NEW DELHI -- The Reserve Bank of India, the country's central bank, on Friday forecast that the Indian economy will contract 9.5% in the current fiscal year through March 2021 as the fallout from the coronavirus pandemic severely crimps business activity.
The RBI, meanwhile, kept its key interest rate unchanged at 4% owing to rising retail inflation owing mainly by supply side disruptions triggered by the coronavirus pandemic. A Reuters poll of economists before the announcement had predicted the bank would keep the policy rate on hold.
The decision to maintain the status quo on rates for the second time in a row was taken by the central bank's six-member Monetary Policy Committee headed by RBI Gov. Shaktikanta Das. The MPC was originally slated to gather from Sep. 29 to Oct. 1 but the meeting was rescheduled to Oct. 7-9 due to a delay in the appointment of the panel's three new external members to replace those whose terms expired in August.
The RBI had slashed rates by 115 basis points, or 1.15 percentage points, between February and May in response to the coronavirus pandemic.
For the whole of the current fiscal year, Gov. Das said, India's real, or inflation-adjusted, GDP is expected to decline by 9.5%, with risks tilted to the downside.
The country's economy was already slowing even before the pandemic struck, and its gross domestic product contracted 23.9% year-on-year in April-June, its worst quarter on record.
"The Indian economy is entering into a decisive phase in the fight against the pandemic. ... By all indications, the deep contractions of [the first quarter] are behind us [and] silver linings are visible," Das said, pointing to the resumption of construction and rising energy consumption, among other things. He added that economic growth may turn positive by the fourth quarter.
"It looks like the RBI is a little more optimistic. Rightly so, as there are some positive indicators. But at the same time the inflationary pressure appears to be real, and that is one of the reasons why they [decided] to hold [the rates]," N.R. Bhanumurthy, a professor at the National Institute of Public Finance and Policy, told Nikkei Asia.
The RBI's growth forecast also does not come as a surprise, he said. "It's true that real GDP growth would be in a negative territory, but I'm betting on some positive numbers for nominal GDP for the whole of this fiscal year." Nominal GDP is not adjusted for inflation.
"If the government spends all the resources that they [pledged] in the 'Atmanirbhar Bharat' or self-reliant India [economic package] and RBI releases all the credit that [micro, small and medium enterprises] and agriculture sectors are supposed to get, I would like to bet on positive growth for the nominal GDP," he said, without giving a range.

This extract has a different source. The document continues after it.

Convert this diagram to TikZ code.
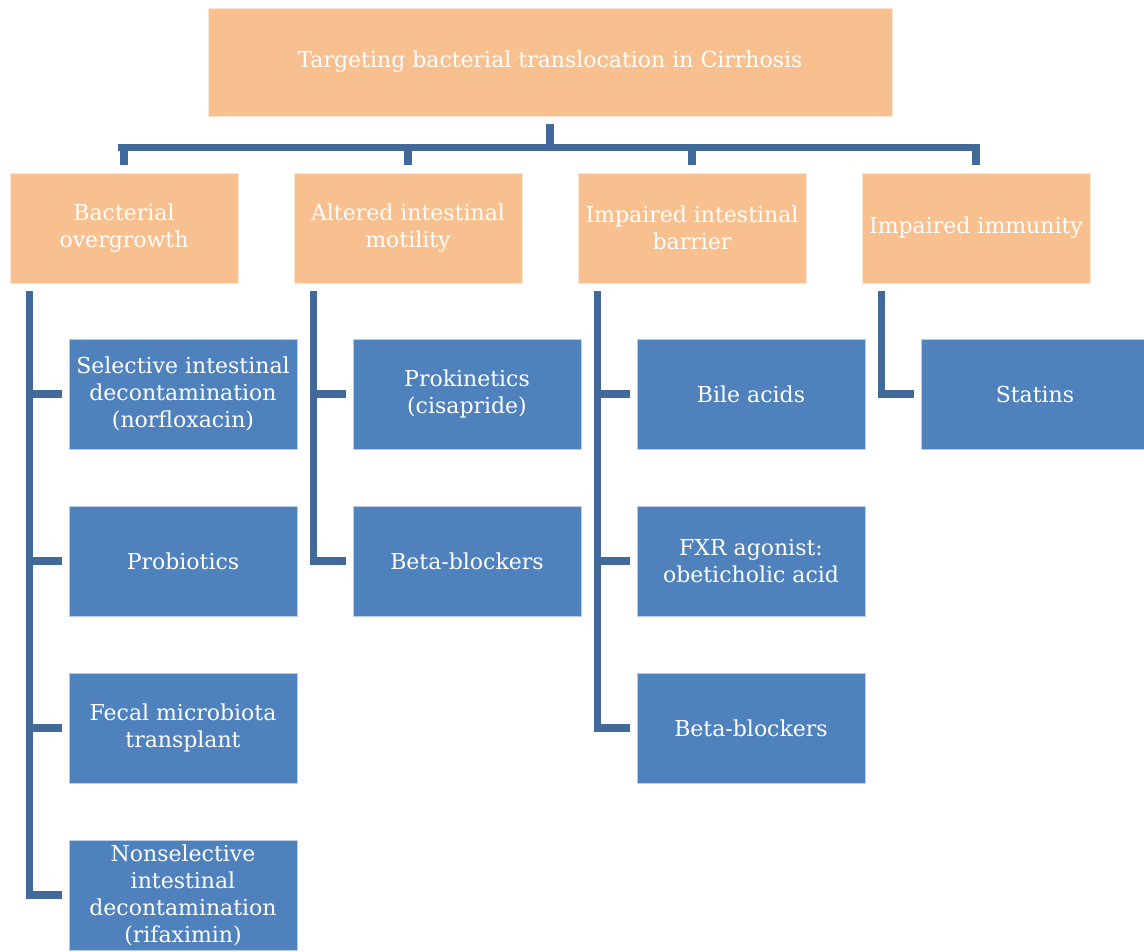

In May, Prime Minister Narendra Modi had unveiled the Atmanirbhar Bharat economic package worth 20 trillion rupees ($265 billion), which is equal to about 10% of the country's GDP, to help the country deal with the fallout from the pandemic.
In September, the Asian Development Bank projected that India's GDP in the current fiscal year will contract 9%, while the Organization for Economic Cooperation and Development expects a contraction of 10.2%.
On Thursday, the World Bank estimated India's GDP will decline 9.6%, a sharp downward revision from its June projection of a 3.2% drop.
India, which has reported over 6.9 million COVID-19 cases so far, imposed a strict nationwide lockdown on Mar. 25 to contain the spread of the pandemic. It has been gradually reopening the economy with lockdown-related restrictions largely eased in many parts of the country, but not in high-risk areas.
India's retail inflation in August stood at 6.69%, which was above the upper end of the RBI's medium-term target range of 4-6% for the fifth straight month, mainly because of supply side issues. The RBI takes the rate into consideration when making policy decisions.
Das said the MPC also decided to continue with the accommodative monetary policy "as long as necessary -- at least during the current financial year and into the next year -- to revive growth on a durable basis and mitigate the impact of COVID-19, while ensuring that inflation remains within the target going forward."